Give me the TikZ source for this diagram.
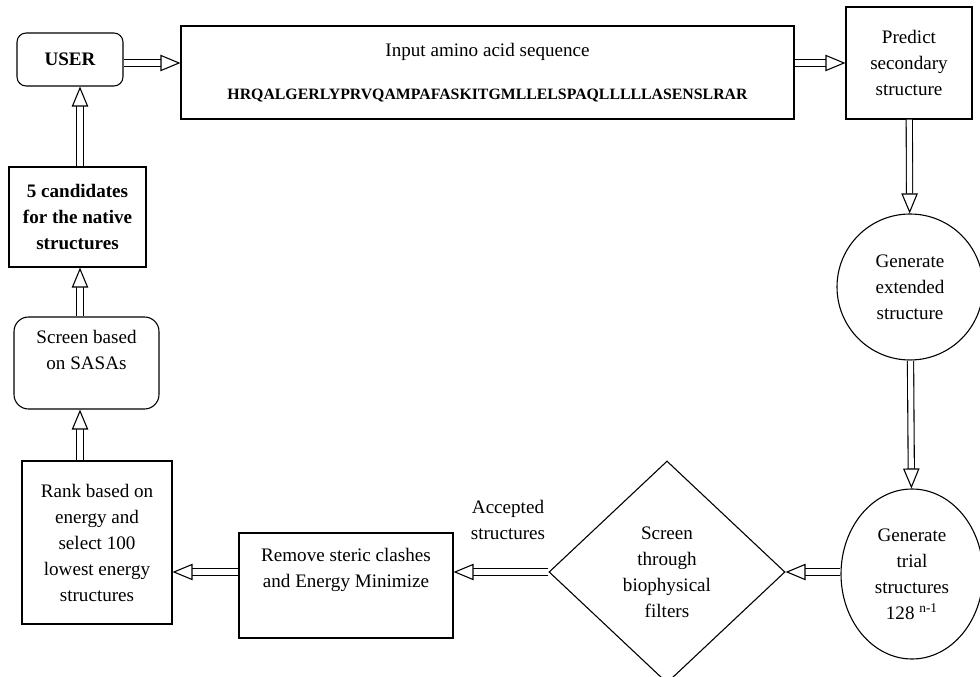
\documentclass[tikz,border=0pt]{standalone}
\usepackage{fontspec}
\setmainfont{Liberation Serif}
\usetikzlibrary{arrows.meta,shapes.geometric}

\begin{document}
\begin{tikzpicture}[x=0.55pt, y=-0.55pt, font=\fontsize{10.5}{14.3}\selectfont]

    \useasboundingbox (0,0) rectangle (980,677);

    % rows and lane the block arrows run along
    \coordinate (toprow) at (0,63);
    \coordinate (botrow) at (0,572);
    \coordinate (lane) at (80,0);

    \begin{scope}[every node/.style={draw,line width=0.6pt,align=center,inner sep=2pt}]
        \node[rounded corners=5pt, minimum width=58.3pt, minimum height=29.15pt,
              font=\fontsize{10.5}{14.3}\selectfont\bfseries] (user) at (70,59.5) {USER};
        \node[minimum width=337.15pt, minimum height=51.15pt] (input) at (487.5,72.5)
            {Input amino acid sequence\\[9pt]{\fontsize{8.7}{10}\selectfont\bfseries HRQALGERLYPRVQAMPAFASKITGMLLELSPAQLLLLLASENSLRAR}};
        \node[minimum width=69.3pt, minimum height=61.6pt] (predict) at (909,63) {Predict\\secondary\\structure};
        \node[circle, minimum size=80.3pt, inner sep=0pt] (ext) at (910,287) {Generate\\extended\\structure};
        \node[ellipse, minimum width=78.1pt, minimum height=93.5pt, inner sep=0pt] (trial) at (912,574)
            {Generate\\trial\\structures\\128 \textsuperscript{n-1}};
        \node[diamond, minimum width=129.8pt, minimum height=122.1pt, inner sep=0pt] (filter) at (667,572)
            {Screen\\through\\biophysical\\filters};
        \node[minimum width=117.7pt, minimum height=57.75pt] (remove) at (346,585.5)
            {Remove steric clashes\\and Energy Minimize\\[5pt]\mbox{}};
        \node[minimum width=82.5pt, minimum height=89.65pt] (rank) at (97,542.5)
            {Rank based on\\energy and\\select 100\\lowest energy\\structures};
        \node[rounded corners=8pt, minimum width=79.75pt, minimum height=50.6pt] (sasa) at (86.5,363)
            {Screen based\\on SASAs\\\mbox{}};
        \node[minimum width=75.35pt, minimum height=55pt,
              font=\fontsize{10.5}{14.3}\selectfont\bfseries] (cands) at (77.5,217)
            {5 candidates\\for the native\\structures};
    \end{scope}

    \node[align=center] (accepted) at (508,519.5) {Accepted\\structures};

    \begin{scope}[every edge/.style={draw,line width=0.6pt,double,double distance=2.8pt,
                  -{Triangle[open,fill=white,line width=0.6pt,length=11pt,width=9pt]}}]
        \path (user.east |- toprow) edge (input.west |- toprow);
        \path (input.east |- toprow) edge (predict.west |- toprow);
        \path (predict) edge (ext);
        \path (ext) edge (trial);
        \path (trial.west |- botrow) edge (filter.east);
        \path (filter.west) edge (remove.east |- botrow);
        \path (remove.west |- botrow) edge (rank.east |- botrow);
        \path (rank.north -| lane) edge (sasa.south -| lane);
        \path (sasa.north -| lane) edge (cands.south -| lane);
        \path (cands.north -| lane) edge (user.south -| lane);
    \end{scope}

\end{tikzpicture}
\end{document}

::::

Repeat the data exactly in full, omitting its pictures.

**EXPECTED OUTPUT:**
Give me the TikZ source for this diagram.
\documentclass[tikz,border=0pt]{standalone}
\usepackage{fontspec}
\setmainfont{Liberation Serif}
\usetikzlibrary{arrows.meta,shapes.geometric}

\begin{document}
\begin{tikzpicture}[x=0.55pt, y=-0.55pt, font=\fontsize{10.5}{14.3}\selectfont]

    \useasboundingbox (0,0) rectangle (980,677);

    % rows and lane the block arrows run along
    \coordinate (toprow) at (0,63);
    \coordinate (botrow) at (0,572);
    \coordinate (lane) at (80,0);

    \begin{scope}[every node/.style={draw,line width=0.6pt,align=center,inner sep=2pt}]
        \node[rounded corners=5pt, minimum width=58.3pt, minimum height=29.15pt,
              font=\fontsize{10.5}{14.3}\selectfont\bfseries] (user) at (70,59.5) {USER};
        \node[minimum width=337.15pt, minimum height=51.15pt] (input) at (487.5,72.5)
            {Input amino acid sequence\\[9pt]{\fontsize{8.7}{10}\selectfont\bfseries HRQALGERLYPRVQAMPAFASKITGMLLELSPAQLLLLLASENSLRAR}};
        \node[minimum width=69.3pt, minimum height=61.6pt] (predict) at (909,63) {Predict\\secondary\\structure};
        \node[circle, minimum size=80.3pt, inner sep=0pt] (ext) at (910,287) {Generate\\extended\\structure};
        \node[ellipse, minimum width=78.1pt, minimum height=93.5pt, inner sep=0pt] (trial) at (912,574)
            {Generate\\trial\\structures\\128 \textsuperscript{n-1}};
        \node[diamond, minimum width=129.8pt, minimum height=122.1pt, inner sep=0pt] (filter) at (667,572)
            {Screen\\through\\biophysical\\filters};
        \node[minimum width=117.7pt, minimum height=57.75pt] (remove) at (346,585.5)
            {Remove steric clashes\\and Energy Minimize\\[5pt]\mbox{}};
        \node[minimum width=82.5pt, minimum height=89.65pt] (rank) at (97,542.5)
            {Rank based on\\energy and\\select 100\\lowest energy\\structures};
        \node[rounded corners=8pt, minimum width=79.75pt, minimum height=50.6pt] (sasa) at (86.5,363)
            {Screen based\\on SASAs\\\mbox{}};
        \node[minimum width=75.35pt, minimum height=55pt,
              font=\fontsize{10.5}{14.3}\selectfont\bfseries] (cands) at (77.5,217)
            {5 candidates\\for the native\\structures};
    \end{scope}

    \node[align=center] (accepted) at (508,519.5) {Accepted\\structures};

    \begin{scope}[every edge/.style={draw,line width=0.6pt,double,double distance=2.8pt,
                  -{Triangle[open,fill=white,line width=0.6pt,length=11pt,width=9pt]}}]
        \path (user.east |- toprow) edge (input.west |- toprow);
        \path (input.east |- toprow) edge (predict.west |- toprow);
        \path (predict) edge (ext);
        \path (ext) edge (trial);
        \path (trial.west |- botrow) edge (filter.east);
        \path (filter.west) edge (remove.east |- botrow);
        \path (remove.west |- botrow) edge (rank.east |- botrow);
        \path (rank.north -| lane) edge (sasa.south -| lane);
        \path (sasa.north -| lane) edge (cands.south -| lane);
        \path (cands.north -| lane) edge (user.south -| lane);
    \end{scope}

\end{tikzpicture}
\end{document}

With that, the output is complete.